Most of the big Wall Street banks sing in unison in their forecast for 2017: they expect another year of modest economic growth, roughly in the range of 2 per cent. Business investment may rebound, the energy sector is looking stronger, and the fiscal policies proposed by President-elect Donald Trump could provide a modest additional boon.
But Mr Dunham, president of John Dunham & Associates and previously a senior economist at the tobacco giant Philip Morris, has a drearier outlook. He forecasts a fall of 1.5 per cent next year thanks to a three-quarter recession that begins in the second quarter.
Mr Dunham cautioned that it is famously difficult to call exactly when a recession will begin, but that there are indications that the fourth-longest US expansion since the mid-19th Century is showing signs of peaking.
“We are well past the point where it should have topped out,” he said.
The economist, who primarily focuses on crafting micro-economic analyses for lobbying groups, pointed to restaurant sales as a “big canary in a coal mine”.
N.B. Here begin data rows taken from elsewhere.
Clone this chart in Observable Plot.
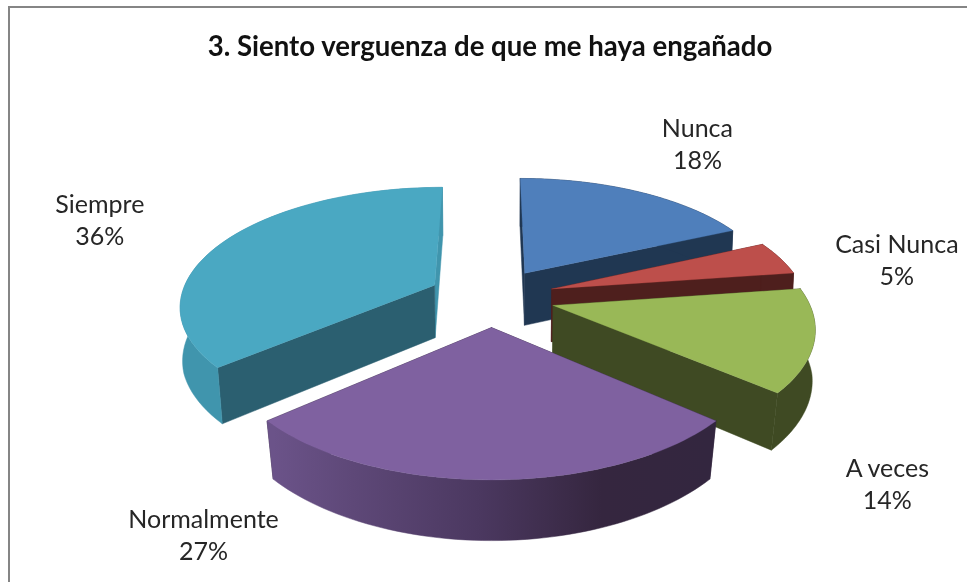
<!DOCTYPE html>
<html>
<head>
<meta charset="utf-8">
<script src="https://cdn.jsdelivr.net/npm/d3@7"></script>
<script src="https://cdn.jsdelivr.net/npm/@observablehq/plot@0.6"></script>
<style>
  html,body{margin:0;padding:0;background:#fff;width:967px;height:583px;overflow:hidden}
  #wrap{position:relative;width:967px;height:583px}
  #frameTop{position:absolute;left:8px;top:6px;width:959px;height:2px;background:#858585}
  #frameLeft{position:absolute;left:8px;top:6px;width:2px;height:576px;background:#858585}
  #title{position:absolute;left:0;top:26px;width:980px;text-align:center;font:700 27.6px/40px Lato,sans-serif;color:#111;filter:blur(.4px);white-space:nowrap}
  svg{position:absolute;left:0;top:0;filter:blur(.4px);background:transparent}
</style>
</head>
<body>
<div id="wrap">
  <div id="frameTop"></div><div id="frameLeft"></div>
  <div id="chart"></div>
  <div id="title">3. Siento verguenza de que me haya engañado</div>
</div>
<script>
const categories = ["Nunca", "Casi Nunca", "A veces", "Normalmente", "Siempre"];
const counts = [4, 1, 3, 6, 8];
const topColors = ["#4f7fbb", "#bd4f4b", "#99b857", "#7f61a0", "#4aa8c2"];
const cutColors = ["#203752", "#4e1f1d", "#3f4a23", "#35263f", "#2b5f70"];
const sideColors = ["#203752", "#4e1f1d", "#3f4a23", "url(#purpleSide)", "#4095ad"];
const purpleStops = [[0, "#6b5389"], [0.18, "#5e4878"], [0.47, "#4b3860"], [0.75, "#35263f"], [1, "#33263f"]];
const labelShift = [[59, -49], [117, 1], [73, 142], [-288, 54], [-125, -22]];

// Projection of the tilted pie
const W = 967, H = 583, cx = 491, cy = 296.6, R = 254, S = 117, K = 0.16, EXPLODE = 0.25;
const rad = d => d * Math.PI / 180;
const project = (X, Z) => { const w = 1 + K * Z; return [cx + R * X / w, cy - S * Z / w]; };
const lower = ([x, y]) => {
  const shrink = 0.992 - 0.00019 * Math.max(0, y - 320);
  return [cx + (x - cx) * shrink, y + 52 + (y - 272) * 0.042];
};

const total = d3.sum(counts);
let acc = 0;
const slices = categories.map((name, i) => {
  const a0 = acc / total * 360; acc += counts[i]; const a1 = acc / total * 360, mid = (a0 + a1) / 2;
  const ex = EXPLODE * Math.sin(rad(mid)), ez = EXPLODE * Math.cos(rad(mid));
  const apex = project(ex, ez);
  const rim = t => project(ex + Math.sin(rad(t)), ez + Math.cos(rad(t)));
  const arc = d3.range(0, 61).map(j => rim(a0 + (a1 - a0) * j / 60));
  return {name, i, a0, a1, mid, apex, rim, arc};
});

const poly = (pts, fill, sw = 0.5) => Plot.line([...pts, pts[0]], {
  x: d => d[0], y: d => d[1], fill, stroke: fill, strokeWidth: sw, curve: "linear"
});

const marks = [() => {
  const defs = d3.create("svg:defs");
  const g = defs.append("linearGradient").attr("id", "purpleSide")
    .attr("gradientUnits", "userSpaceOnUse").attr("x1", 273).attr("x2", 710).attr("y1", 0).attr("y2", 0);
  purpleStops.forEach(([o, c]) => g.append("stop").attr("offset", o).attr("stop-color", c));
  return defs.node();
}];
for (const s of [slices[0], slices[1], slices[2], slices[4], slices[3]]) {
  const first = s.arc[0], last = s.arc[s.arc.length - 1];
  const startFace = [s.apex, first, lower(first), lower(s.apex)];
  const endFace = [s.apex, last, lower(last), lower(s.apex)];
  if (s.name === "Siempre") {
    marks.push(poly(endFace, sideColors[s.i]));
    marks.push(poly(startFace, cutColors[s.i]));
  } else {
    marks.push(poly(startFace, cutColors[s.i]));
    marks.push(poly(endFace, cutColors[s.i]));
  }
  marks.push(poly([...s.arc, ...s.arc.map(lower).reverse()], sideColors[s.i]));
  marks.push(poly([s.apex, ...s.arc], topColors[s.i], 0.3));
}

const labelRows = slices.map((s, i) => {
  const p = s.rim(s.mid);
  return {x: p[0] + labelShift[i][0], y: p[1] + labelShift[i][1],
          text: `${s.name}\n${Math.round(counts[i] / total * 100)}%`};
});
marks.push(Plot.text(labelRows, {
  x: "x", y: "y", text: "text", fontSize: 25, lineHeight: 1.28, fill: "#262626",
  fontFamily: "Lato, sans-serif", textAnchor: "middle"
}));

const chart = Plot.plot({
  width: W, height: H, margin: 0,
  x: {domain: [0, W], range: [0, W], axis: null},
  y: {domain: [0, H], range: [0, H], axis: null},
  style: {background: "transparent", overflow: "visible"},
  marks
});
document.getElementById("chart").appendChild(chart);
</script>
</body>
</html>
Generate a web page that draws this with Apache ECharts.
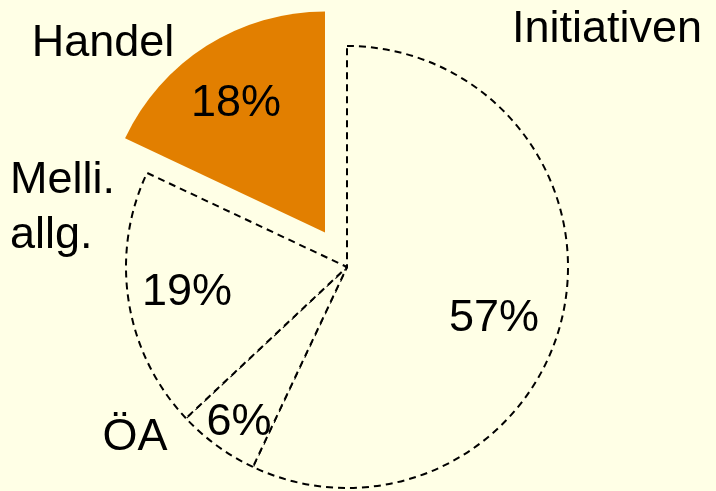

Indeed, same-store sales across the US restaurant industry were down by 1.3 per cent in November, representing the ninth-straight decline and the worst reading since July, according to a survey by research group TDn2K.
Other metrics are flashing warnings signs, too, said Mr Dunham. He points, for instance, to the fall in the US jobless rate in November to 4.6 per cent as suggesting there is not much room for additional labour market gains, while productivity growth has continually disappointed.